Past performance is no guarantee of future returns, but the promise of e-commerce growth also promises to spur industrial-sector growth and healthy yields. Online shopping, currently at 10% of all retail sales but growing rapidly, is reconfiguring supply chains and spurring demand for warehouses that can handle the traffic.
E-commerce has taken a solid business and “turbocharged it,” Prologis CEO Hamid Moghadam told Bloomberg. Online retailers not only require three times as much warehouse space as traditional retailers, but they also require logistical services that are highly sophisticated.

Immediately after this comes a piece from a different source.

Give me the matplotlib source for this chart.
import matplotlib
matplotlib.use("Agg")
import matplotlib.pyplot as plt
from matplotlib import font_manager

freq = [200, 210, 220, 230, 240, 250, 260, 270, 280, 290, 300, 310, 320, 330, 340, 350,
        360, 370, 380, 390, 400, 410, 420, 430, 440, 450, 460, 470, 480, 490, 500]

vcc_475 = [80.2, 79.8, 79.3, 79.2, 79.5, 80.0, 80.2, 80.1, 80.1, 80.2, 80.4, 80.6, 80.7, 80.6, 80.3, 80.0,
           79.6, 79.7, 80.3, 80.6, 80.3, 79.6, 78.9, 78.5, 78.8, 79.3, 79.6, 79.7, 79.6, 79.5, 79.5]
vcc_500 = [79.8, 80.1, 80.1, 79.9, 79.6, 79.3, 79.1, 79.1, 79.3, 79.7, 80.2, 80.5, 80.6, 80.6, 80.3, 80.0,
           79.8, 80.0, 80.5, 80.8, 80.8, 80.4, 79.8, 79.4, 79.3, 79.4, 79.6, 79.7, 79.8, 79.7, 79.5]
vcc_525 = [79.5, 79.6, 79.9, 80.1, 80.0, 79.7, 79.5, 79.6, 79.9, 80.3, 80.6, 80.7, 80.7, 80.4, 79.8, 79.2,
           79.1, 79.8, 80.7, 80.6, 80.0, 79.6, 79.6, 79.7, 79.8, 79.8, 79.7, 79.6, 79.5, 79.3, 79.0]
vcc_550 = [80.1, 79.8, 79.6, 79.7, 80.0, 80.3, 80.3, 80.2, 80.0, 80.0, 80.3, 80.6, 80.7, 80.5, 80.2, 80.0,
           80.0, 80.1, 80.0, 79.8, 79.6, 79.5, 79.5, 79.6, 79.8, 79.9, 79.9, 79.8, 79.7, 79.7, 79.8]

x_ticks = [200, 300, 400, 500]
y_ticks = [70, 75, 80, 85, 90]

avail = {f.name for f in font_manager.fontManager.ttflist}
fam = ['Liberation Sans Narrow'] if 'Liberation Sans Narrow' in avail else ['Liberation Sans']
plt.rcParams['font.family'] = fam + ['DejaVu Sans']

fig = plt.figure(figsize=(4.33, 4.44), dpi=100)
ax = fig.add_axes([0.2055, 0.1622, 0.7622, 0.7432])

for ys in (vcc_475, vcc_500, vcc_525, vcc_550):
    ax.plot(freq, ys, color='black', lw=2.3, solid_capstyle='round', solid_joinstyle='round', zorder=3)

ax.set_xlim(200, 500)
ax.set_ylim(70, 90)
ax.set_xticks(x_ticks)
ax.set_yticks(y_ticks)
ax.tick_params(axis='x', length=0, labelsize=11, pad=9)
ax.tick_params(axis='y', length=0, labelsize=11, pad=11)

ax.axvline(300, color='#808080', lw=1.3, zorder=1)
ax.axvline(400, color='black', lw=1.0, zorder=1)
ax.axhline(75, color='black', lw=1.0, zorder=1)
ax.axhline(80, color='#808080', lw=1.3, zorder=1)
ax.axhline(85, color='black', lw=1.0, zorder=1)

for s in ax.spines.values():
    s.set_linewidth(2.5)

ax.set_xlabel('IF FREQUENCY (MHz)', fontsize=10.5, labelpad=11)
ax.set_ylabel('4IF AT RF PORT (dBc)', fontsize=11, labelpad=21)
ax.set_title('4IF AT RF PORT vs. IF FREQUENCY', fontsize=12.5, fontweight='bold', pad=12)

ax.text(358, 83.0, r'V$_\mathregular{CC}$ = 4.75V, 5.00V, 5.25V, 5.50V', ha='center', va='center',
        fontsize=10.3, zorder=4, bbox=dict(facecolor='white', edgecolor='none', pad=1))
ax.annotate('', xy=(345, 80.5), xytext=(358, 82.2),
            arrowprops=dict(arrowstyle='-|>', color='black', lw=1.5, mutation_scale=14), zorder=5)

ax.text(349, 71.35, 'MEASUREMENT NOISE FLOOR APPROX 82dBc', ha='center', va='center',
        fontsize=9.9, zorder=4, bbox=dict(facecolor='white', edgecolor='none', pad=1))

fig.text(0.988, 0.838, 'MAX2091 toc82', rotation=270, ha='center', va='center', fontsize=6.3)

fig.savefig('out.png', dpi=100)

Besides a facility’s ability to handle e-commerce goods, winners and losers in industrial real estate will be sorted out by location. Those near dense population centers will do better, since they will be better positioned to transmit goods over the last mile, replacing standard retail.
Currently, at Prologis e-commerce accounts for about 10% of revenue, but such space accounts for almost a third of its new developments and a sizable chunk (20%) of its leases.
The company is also undertaking out-of-the-norm developments to accommodate the growth of e-commerce. For instance, it is building a 589K SF multistory industrial facility in Seattle, Georgetown Crossroads, as a way of fitting e-commerce distribution capacity in an urban location. The property will be completed in September.
“Market conditions are right for construction,” the company said in a statement upon the groundbreaking of Georgetown Crossroads. “Consumers increasingly expect rapid delivery of online orders … These factors contribute to retailers and manufacturers choosing to place their e-fulfilment operations in urban locations, in turn reducing truck trips.”